Сулла продолжал молча взирать на царственного собеседника, ожидая, когда он наконец скажет что-нибудь существенное.
– Я назначил Югурте место встречи.
– Где это место?
– Там мои люди схватят его и передадут твоим людям.
– Где это место расположено?!
– Это далеко от моего лагеря, я не желал бы, чтобы эта история взбунтовала тех, кто слишком ослеплен славою нумидийца. Это достаточно далеко от тех мест, где могут оказаться всадники Югурты.
– Почему ты не хочешь назвать мне это место?
Бокх постучал кувшином по подносу.
– Ты поедешь со мной и все узнаешь в свое время.
– Я мог бы отправиться туда накануне и сделать засаду, твое имя в этой истории осталось бы чистым.
Царь приложился к новому кувшину и сладострастно зажмурился.
– Если все проделает квестор Сулла со своими солдатами, в чем тогда будет моя заслуга перед римским народом и сенатом? – (Сулла пожевал губами, его голубой взгляд затуманился). – Ты чем-то недоволен, римлянин?
– Мне не все ясно в твоем замысле.
– Это неудивительно, потому что это мой замысел. С тебя довольно, что он направлен к твоей выгоде, разве не так?
Спорить далее было бессмысленно, и Сулла поднялся, чтобы уйти. Напоследок он спросил:
– На какой день назначена казнь Волукса?
Бокх от неожиданности хрюкнул, жидкость попала в дыхательное горло. Сулла меж тем продолжал:
– По вашим законам, предатель должен быть казнен до рождения новой луны.
Бокх немного оправился.
– Я знаю, вы, римляне, народ, преклоняющийся перед законом.
– Нет закона – нет народа. Может быть, твои люди не могут отыскать хороший пчелиный рой? Рядом с крепостью, где я сейчас расположился, имеются два.

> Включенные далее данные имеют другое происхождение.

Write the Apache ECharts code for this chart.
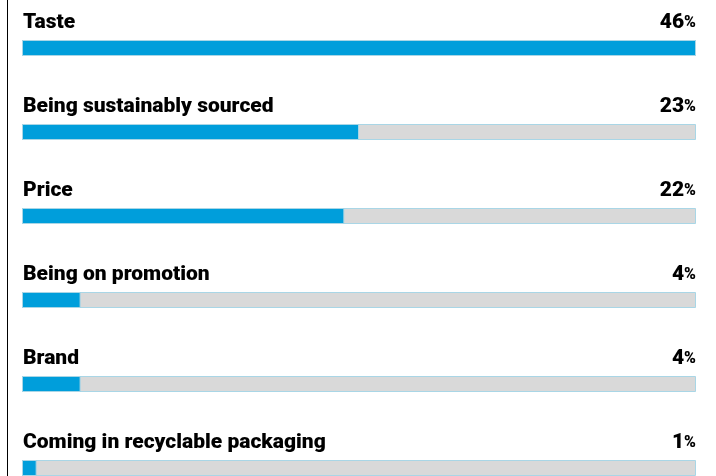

– Благодарю тебя, твоя предусмотрительность меня восхищает. Что касается пчел, мои люди позаботятся, у них есть опыт, к тому же им за это платят.
И царь яростно припал к своему кувшину.
Сулла усмехнулся.
– Буду ждать твоего сигнала. А напоследок послушай моего медицинского совета.
– Насколько мне известно, лучшими врачами всегда были не римляне, а греки.
– Я процитирую тебе из грека. Он утверждает, что лечит не то, что мы вводим внутрь, а то, что выводится из нас.
– Очень по-научному, но не очень понятно, – неприятно осклабился Бокх.
– Сколько бы ты ни выпил целебных отваров, ты не добьешься того, что даст тебе удаление от твоего стола кипрских вин.
Стоило квестору покинуть шатер, как Бокх закричал прислужникам:
– Обедать! Кипрского вина, перепелов, мидий! И женщину мне, женщину!
Глава двенадцатая
Сулла
105 г. до Р. X.,
649 г. от основания Рима
Узнав об условиях, в которых Бокх якобы собирается пленить Югурту и передать его римлянам, Цион и Вульгат откровенно рассмеялись.
– Можно поклясться и Марсом и Беллоной, этот мавританец просто не уважает тебя. Ты отправишься на встречу всего лишь с двумя телохранителями – имеются, наверное, в виду Марк и Метробий, – а Югурта явится туда с вооруженной охраной, количество ее даже не оговорено специально! Что тут еще говорить?
Вульгат только согласно кивал в такт словам Циона.
– Что ты скажешь? – Сулла повернулся к Дабару, как всегда одетому во все черное от пят и до бровей.
– Мне тоже многое неясно. Чем Бокх объясняет, что при тебе должно быть всего два спутника?
– Чтобы не отпугнуть Югурту. Тому, как я понимаю, обещано, что завтрашняя встреча по дороге к побережью закончится моим пленением, а не его.
– Мудрено, господин, мудрено.
– А вы что скажете? – обратился квестор к Марку Карме и юному Метробию. Первый сделал движение, показывающее, что рабу не положено говорить в подобном собрании, как бы близко раб этот ни стоял к господину.
Метробий, как всегда, намекнул на молодость своих лет, что было отчасти правдой, отчасти хитростью. Услышав из его уст дельную мысль, никто не приписал бы ее уму юноши, а скорее всего – случайности.
Сулла заметил осторожность своего юного спутника и усмехнулся про себя.